Фаррелл начал было протестовать, но Джулия оборвала его.

– Мотай отсюда, Джо, и постарайся какое-то время не попадаться мне на глаза. Выметайся, прямо сейчас.

Он ушел, не оглядываясь, и приложил особые усилия, чтобы не хлопнуть дверью ее дома.

Взбешенный, ожесточенно оправдывающийся перед собой, по десяти раз на дню предъявляющий сам себе обвинения Джулии и всякий раз признающий себя по всем статьям невиновным, что ничуть не поднимало его настроения, Фаррелл провел следующие две недели работая, репетируя с «Василиском» — спинку лютни починили, что стоило ему порядочных денег, и все уверяли его, будто она звучит не хуже прежнего, хоть это и было не так — или делая необходимые для дома покупки и выполняя иные поручения Зии.

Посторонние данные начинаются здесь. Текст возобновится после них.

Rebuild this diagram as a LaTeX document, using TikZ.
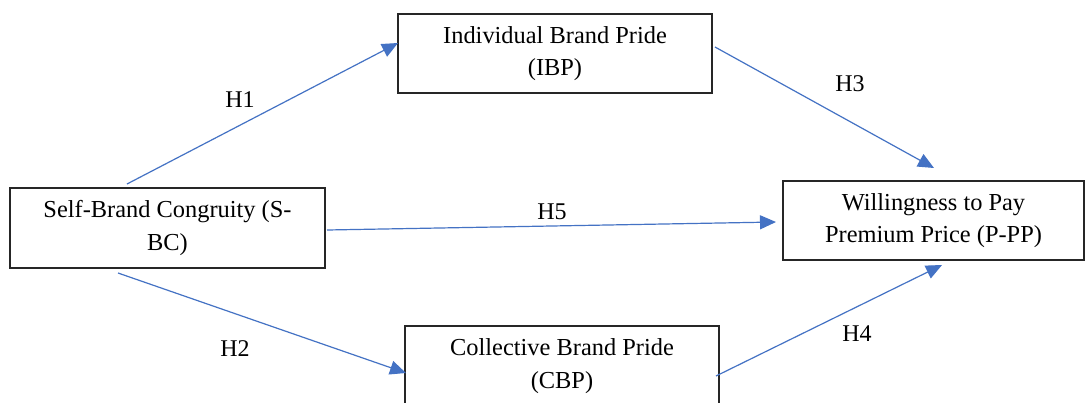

Несколько последовавших за войной дней Бен проболел (грипп, сказала Зия), потом опять вернулся к работе

– все лето он вел для аспирантов занятия по «Haraldskvaeoi». Он выглядел как человек, полностью ушедший в работу — и совершенно опустошенный, не апатичный даже, но словно отправленный в изгнание, проживающий в собственном теле, как на чужой, самовольно занятой им земле, беженец, безропотно влачащий существование уже в котором по счету лагере. Один из аспирантов Бена — Фаррелл разговорился с ним после того, как в тридцать шестой раз за свою жизнь посмотрел «La Belle Et La Bкte [12]«, — рассказал ему, что у Бена в последнее время появилось обыкновение внезапно замолкать во время лекции и молчать уже до конца занятий, глядя на слушателей пустыми испуганными глазами.

– А то еще вдруг начнет издавать какие-то странные звуки. Не плачет даже, а просто что-то звучит у него в груди, повторяясь снова и снова. Или прямо во время спора о порядке слов ни с того ни с сего запоет какой-нибудь совершенно дикий кусок из древне-норвежской рыбацкой песни. Рано или поздно об этом пронюхают на факультете.

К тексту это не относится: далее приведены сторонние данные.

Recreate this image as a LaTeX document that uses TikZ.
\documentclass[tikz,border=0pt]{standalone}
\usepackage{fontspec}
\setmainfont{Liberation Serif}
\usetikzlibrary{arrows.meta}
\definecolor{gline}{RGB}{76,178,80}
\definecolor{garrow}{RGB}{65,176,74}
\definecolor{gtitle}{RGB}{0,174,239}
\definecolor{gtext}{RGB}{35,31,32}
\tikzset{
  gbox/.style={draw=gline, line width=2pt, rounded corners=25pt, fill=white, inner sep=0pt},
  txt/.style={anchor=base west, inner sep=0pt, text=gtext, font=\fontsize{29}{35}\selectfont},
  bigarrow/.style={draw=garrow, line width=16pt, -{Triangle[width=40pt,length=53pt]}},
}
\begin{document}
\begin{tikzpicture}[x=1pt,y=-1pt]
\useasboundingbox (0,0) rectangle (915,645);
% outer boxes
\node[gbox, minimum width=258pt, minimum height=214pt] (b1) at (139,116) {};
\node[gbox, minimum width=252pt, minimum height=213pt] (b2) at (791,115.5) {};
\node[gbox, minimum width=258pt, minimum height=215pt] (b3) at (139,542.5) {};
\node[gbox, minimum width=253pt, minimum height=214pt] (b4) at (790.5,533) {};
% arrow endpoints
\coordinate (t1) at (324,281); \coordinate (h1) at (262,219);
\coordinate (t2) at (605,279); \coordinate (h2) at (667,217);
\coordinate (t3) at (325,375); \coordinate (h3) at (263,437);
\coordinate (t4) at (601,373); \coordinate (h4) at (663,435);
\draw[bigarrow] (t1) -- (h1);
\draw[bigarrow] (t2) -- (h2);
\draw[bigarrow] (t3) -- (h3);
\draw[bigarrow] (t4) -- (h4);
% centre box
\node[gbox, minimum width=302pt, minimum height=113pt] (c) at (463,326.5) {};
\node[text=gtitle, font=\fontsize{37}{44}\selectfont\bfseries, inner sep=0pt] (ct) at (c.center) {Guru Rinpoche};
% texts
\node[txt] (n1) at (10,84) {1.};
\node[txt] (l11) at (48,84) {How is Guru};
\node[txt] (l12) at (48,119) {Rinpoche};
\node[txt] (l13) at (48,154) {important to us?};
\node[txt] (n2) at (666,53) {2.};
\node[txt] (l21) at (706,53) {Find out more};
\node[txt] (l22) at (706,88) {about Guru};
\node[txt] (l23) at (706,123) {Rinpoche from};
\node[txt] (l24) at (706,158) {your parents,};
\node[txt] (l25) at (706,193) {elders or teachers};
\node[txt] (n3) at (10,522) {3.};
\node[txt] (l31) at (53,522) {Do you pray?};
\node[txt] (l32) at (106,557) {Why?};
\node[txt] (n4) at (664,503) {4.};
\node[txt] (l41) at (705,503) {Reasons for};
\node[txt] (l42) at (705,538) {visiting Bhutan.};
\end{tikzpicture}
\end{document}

Фаррелл передал этот разговор Зие, та сказала, что ей все известно, но и только. Зия в еще большей степени, нежели Бен, казалась ускользающей в леденящее одиночество, она забросила консультации, вязание, резьбу и в грузном молчании бродила по дому, неизменно сопровождаемая тоскливым цокотом Брисеидиных когтей. Блуждания ее отнюдь не были бесцельными, Фаррелл питал несокрушимую уверенность, что Зия ищет нечто определенное, особенное, необходимое ей позарез, но и понимал совершенно отчетливо, что помочь ей найти это нечто он не в состоянии. Как-то ночью он проснулся, зная, что Зия стоит прямо за дверью его спальни, но когда он открыл дверь, перед глазами его предстала лишь спина Зии, действительно стоявшей в коридоре и с таким напряженным вниманием глядевшей в пустую стену, что она не сразу услышала заговорившего с ней Фаррелла.

– Что ты, Зия, что ты там ищешь? Я могу тебе чем-то помочь?

Не обернувшись, она ответила, правда, на неведомом Фарреллу языке. Он постоял еще немного и вернулся в постель. Остаток ночи он пролежал без сна; если Зия и покинула свой пост, он этого не услышал.

Она не погрузилась в немоту, не утратила связи с внешним миром; когда ей приходила такая охота, она вполне связно поддерживала разговор на любую тему, достаточную, чтобы занять всех троих до конца обеда — при условии, что Фаррелл помогал ей, избегая каких-либо упоминаний о Лиге Архаических Развлечений и о Войне Ведьмы. Заказано было также упоминать и об их свидании с великой богиней Каннон под чужими, невыносимыми звездами, но с другой стороны, Зия как-то удивила Фаррелла, задав ему — со слабым подобием былого лукавства — вопрос о Мике Виллоузе.

– Мне бы не хотелось услышать, что он уже сдал жилье Манса Мусы. Ради Бога, хватит с него постояльцев.

– Не сдал, — заверил ее Фаррелл и неожиданно для себя добавил: — По-моему, он в скором времени сам определится в постояльцы. Когда его выпустят из больницы, Джулия, вероятнее всего, на время поселит его у себя.

Джулия не говорила Фарреллу о подобной возможности, но он внезапно понял, что так тому и быть.

В общем, эти две недели дались ему тяжело. Он тосковал по Джулии и так переживал за Бена с Зией, словно они были четой его престарелых родителей. Да и выговориться ему было не перед кем, кроме Хамида ибн Шанфара. Хамид отнесся к нему сочувственно, но у Хамида хватало своих забот.